- DATA BLOCK:
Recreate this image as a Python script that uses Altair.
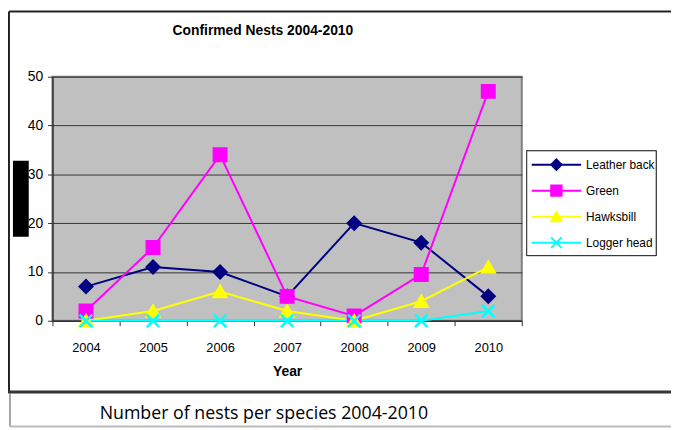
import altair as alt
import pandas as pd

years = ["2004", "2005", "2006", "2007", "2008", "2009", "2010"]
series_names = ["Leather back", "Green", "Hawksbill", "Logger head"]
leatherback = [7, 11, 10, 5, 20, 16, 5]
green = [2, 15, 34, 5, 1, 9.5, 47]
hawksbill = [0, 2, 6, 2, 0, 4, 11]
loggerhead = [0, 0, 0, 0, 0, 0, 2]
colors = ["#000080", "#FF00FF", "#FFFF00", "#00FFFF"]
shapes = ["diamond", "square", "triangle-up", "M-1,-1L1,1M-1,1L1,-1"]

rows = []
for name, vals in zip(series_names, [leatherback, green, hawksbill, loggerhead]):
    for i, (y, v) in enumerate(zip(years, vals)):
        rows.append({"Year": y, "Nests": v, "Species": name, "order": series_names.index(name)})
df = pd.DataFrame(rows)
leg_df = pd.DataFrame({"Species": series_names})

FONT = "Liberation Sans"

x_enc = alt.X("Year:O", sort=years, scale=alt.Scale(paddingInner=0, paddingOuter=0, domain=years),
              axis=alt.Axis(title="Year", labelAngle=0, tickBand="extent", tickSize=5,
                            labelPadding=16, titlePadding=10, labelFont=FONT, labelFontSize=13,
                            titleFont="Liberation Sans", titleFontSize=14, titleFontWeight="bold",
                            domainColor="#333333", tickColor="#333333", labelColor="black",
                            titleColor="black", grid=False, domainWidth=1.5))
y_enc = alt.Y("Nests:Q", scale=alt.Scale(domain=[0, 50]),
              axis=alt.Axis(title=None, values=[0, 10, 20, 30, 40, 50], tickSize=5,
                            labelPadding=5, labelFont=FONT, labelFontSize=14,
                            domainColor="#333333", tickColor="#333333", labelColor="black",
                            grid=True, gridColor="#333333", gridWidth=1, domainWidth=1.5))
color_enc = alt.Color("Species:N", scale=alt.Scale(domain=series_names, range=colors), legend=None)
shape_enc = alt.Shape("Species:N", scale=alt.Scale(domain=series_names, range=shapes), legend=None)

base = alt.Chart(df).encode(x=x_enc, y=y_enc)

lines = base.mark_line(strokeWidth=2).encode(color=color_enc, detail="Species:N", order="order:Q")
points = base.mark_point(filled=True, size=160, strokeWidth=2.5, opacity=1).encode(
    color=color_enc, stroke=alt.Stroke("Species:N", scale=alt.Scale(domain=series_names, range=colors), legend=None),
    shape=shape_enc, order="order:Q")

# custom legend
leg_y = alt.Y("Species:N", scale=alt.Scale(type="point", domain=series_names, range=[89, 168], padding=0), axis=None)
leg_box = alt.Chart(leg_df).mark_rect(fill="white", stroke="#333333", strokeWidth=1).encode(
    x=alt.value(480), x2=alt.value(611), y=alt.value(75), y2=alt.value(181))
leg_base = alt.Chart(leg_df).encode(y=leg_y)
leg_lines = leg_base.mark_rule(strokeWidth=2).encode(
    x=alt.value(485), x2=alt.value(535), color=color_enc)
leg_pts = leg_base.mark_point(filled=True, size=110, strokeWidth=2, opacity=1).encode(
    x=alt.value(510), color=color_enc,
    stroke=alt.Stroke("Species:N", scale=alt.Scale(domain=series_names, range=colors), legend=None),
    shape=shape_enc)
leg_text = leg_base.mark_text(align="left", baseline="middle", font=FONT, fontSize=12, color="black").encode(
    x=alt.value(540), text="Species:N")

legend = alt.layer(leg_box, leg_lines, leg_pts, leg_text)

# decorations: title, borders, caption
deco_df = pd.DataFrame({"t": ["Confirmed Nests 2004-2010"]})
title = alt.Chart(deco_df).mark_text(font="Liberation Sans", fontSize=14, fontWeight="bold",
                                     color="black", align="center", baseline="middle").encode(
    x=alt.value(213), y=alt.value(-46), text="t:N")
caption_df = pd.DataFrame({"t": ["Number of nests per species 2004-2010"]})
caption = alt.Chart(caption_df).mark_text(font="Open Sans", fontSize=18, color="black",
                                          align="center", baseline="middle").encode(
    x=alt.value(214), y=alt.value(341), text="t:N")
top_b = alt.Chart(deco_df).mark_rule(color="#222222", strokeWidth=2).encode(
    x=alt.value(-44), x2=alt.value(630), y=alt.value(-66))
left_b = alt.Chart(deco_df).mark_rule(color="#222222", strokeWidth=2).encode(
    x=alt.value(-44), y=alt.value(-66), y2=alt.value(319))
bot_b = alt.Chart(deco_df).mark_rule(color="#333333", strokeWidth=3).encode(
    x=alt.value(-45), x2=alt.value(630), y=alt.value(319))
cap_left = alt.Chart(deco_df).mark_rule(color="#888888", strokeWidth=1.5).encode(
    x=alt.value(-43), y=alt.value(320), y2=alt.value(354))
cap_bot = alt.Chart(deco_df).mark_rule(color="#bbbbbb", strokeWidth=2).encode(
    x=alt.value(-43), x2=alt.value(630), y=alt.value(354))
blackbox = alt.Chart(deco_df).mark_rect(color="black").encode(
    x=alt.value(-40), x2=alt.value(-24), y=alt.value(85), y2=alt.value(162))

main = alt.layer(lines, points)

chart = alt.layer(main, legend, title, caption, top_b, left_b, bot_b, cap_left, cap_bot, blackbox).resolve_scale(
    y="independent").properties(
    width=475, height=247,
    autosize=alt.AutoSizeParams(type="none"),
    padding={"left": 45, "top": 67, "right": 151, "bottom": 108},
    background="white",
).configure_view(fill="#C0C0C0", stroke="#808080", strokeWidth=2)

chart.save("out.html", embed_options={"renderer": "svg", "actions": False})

- EXERCISE INSTRUCTIONS:
Reproduce the data word for word, excluding its pictures.

- TASK RESPONSE:
Recreate this image as a Python script that uses Altair.
import altair as alt
import pandas as pd

years = ["2004", "2005", "2006", "2007", "2008", "2009", "2010"]
series_names = ["Leather back", "Green", "Hawksbill", "Logger head"]
leatherback = [7, 11, 10, 5, 20, 16, 5]
green = [2, 15, 34, 5, 1, 9.5, 47]
hawksbill = [0, 2, 6, 2, 0, 4, 11]
loggerhead = [0, 0, 0, 0, 0, 0, 2]
colors = ["#000080", "#FF00FF", "#FFFF00", "#00FFFF"]
shapes = ["diamond", "square", "triangle-up", "M-1,-1L1,1M-1,1L1,-1"]

rows = []
for name, vals in zip(series_names, [leatherback, green, hawksbill, loggerhead]):
    for i, (y, v) in enumerate(zip(years, vals)):
        rows.append({"Year": y, "Nests": v, "Species": name, "order": series_names.index(name)})
df = pd.DataFrame(rows)
leg_df = pd.DataFrame({"Species": series_names})

FONT = "Liberation Sans"

x_enc = alt.X("Year:O", sort=years, scale=alt.Scale(paddingInner=0, paddingOuter=0, domain=years),
              axis=alt.Axis(title="Year", labelAngle=0, tickBand="extent", tickSize=5,
                            labelPadding=16, titlePadding=10, labelFont=FONT, labelFontSize=13,
                            titleFont="Liberation Sans", titleFontSize=14, titleFontWeight="bold",
                            domainColor="#333333", tickColor="#333333", labelColor="black",
                            titleColor="black", grid=False, domainWidth=1.5))
y_enc = alt.Y("Nests:Q", scale=alt.Scale(domain=[0, 50]),
              axis=alt.Axis(title=None, values=[0, 10, 20, 30, 40, 50], tickSize=5,
                            labelPadding=5, labelFont=FONT, labelFontSize=14,
                            domainColor="#333333", tickColor="#333333", labelColor="black",
                            grid=True, gridColor="#333333", gridWidth=1, domainWidth=1.5))
color_enc = alt.Color("Species:N", scale=alt.Scale(domain=series_names, range=colors), legend=None)
shape_enc = alt.Shape("Species:N", scale=alt.Scale(domain=series_names, range=shapes), legend=None)

base = alt.Chart(df).encode(x=x_enc, y=y_enc)

lines = base.mark_line(strokeWidth=2).encode(color=color_enc, detail="Species:N", order="order:Q")
points = base.mark_point(filled=True, size=160, strokeWidth=2.5, opacity=1).encode(
    color=color_enc, stroke=alt.Stroke("Species:N", scale=alt.Scale(domain=series_names, range=colors), legend=None),
    shape=shape_enc, order="order:Q")

# custom legend
leg_y = alt.Y("Species:N", scale=alt.Scale(type="point", domain=series_names, range=[89, 168], padding=0), axis=None)
leg_box = alt.Chart(leg_df).mark_rect(fill="white", stroke="#333333", strokeWidth=1).encode(
    x=alt.value(480), x2=alt.value(611), y=alt.value(75), y2=alt.value(181))
leg_base = alt.Chart(leg_df).encode(y=leg_y)
leg_lines = leg_base.mark_rule(strokeWidth=2).encode(
    x=alt.value(485), x2=alt.value(535), color=color_enc)
leg_pts = leg_base.mark_point(filled=True, size=110, strokeWidth=2, opacity=1).encode(
    x=alt.value(510), color=color_enc,
    stroke=alt.Stroke("Species:N", scale=alt.Scale(domain=series_names, range=colors), legend=None),
    shape=shape_enc)
leg_text = leg_base.mark_text(align="left", baseline="middle", font=FONT, fontSize=12, color="black").encode(
    x=alt.value(540), text="Species:N")

legend = alt.layer(leg_box, leg_lines, leg_pts, leg_text)

# decorations: title, borders, caption
deco_df = pd.DataFrame({"t": ["Confirmed Nests 2004-2010"]})
title = alt.Chart(deco_df).mark_text(font="Liberation Sans", fontSize=14, fontWeight="bold",
                                     color="black", align="center", baseline="middle").encode(
    x=alt.value(213), y=alt.value(-46), text="t:N")
caption_df = pd.DataFrame({"t": ["Number of nests per species 2004-2010"]})
caption = alt.Chart(caption_df).mark_text(font="Open Sans", fontSize=18, color="black",
                                          align="center", baseline="middle").encode(
    x=alt.value(214), y=alt.value(341), text="t:N")
top_b = alt.Chart(deco_df).mark_rule(color="#222222", strokeWidth=2).encode(
    x=alt.value(-44), x2=alt.value(630), y=alt.value(-66))
left_b = alt.Chart(deco_df).mark_rule(color="#222222", strokeWidth=2).encode(
    x=alt.value(-44), y=alt.value(-66), y2=alt.value(319))
bot_b = alt.Chart(deco_df).mark_rule(color="#333333", strokeWidth=3).encode(
    x=alt.value(-45), x2=alt.value(630), y=alt.value(319))
cap_left = alt.Chart(deco_df).mark_rule(color="#888888", strokeWidth=1.5).encode(
    x=alt.value(-43), y=alt.value(320), y2=alt.value(354))
cap_bot = alt.Chart(deco_df).mark_rule(color="#bbbbbb", strokeWidth=2).encode(
    x=alt.value(-43), x2=alt.value(630), y=alt.value(354))
blackbox = alt.Chart(deco_df).mark_rect(color="black").encode(
    x=alt.value(-40), x2=alt.value(-24), y=alt.value(85), y2=alt.value(162))

main = alt.layer(lines, points)

chart = alt.layer(main, legend, title, caption, top_b, left_b, bot_b, cap_left, cap_bot, blackbox).resolve_scale(
    y="independent").properties(
    width=475, height=247,
    autosize=alt.AutoSizeParams(type="none"),
    padding={"left": 45, "top": 67, "right": 151, "bottom": 108},
    background="white",
).configure_view(fill="#C0C0C0", stroke="#808080", strokeWidth=2)

chart.save("out.html", embed_options={"renderer": "svg", "actions": False})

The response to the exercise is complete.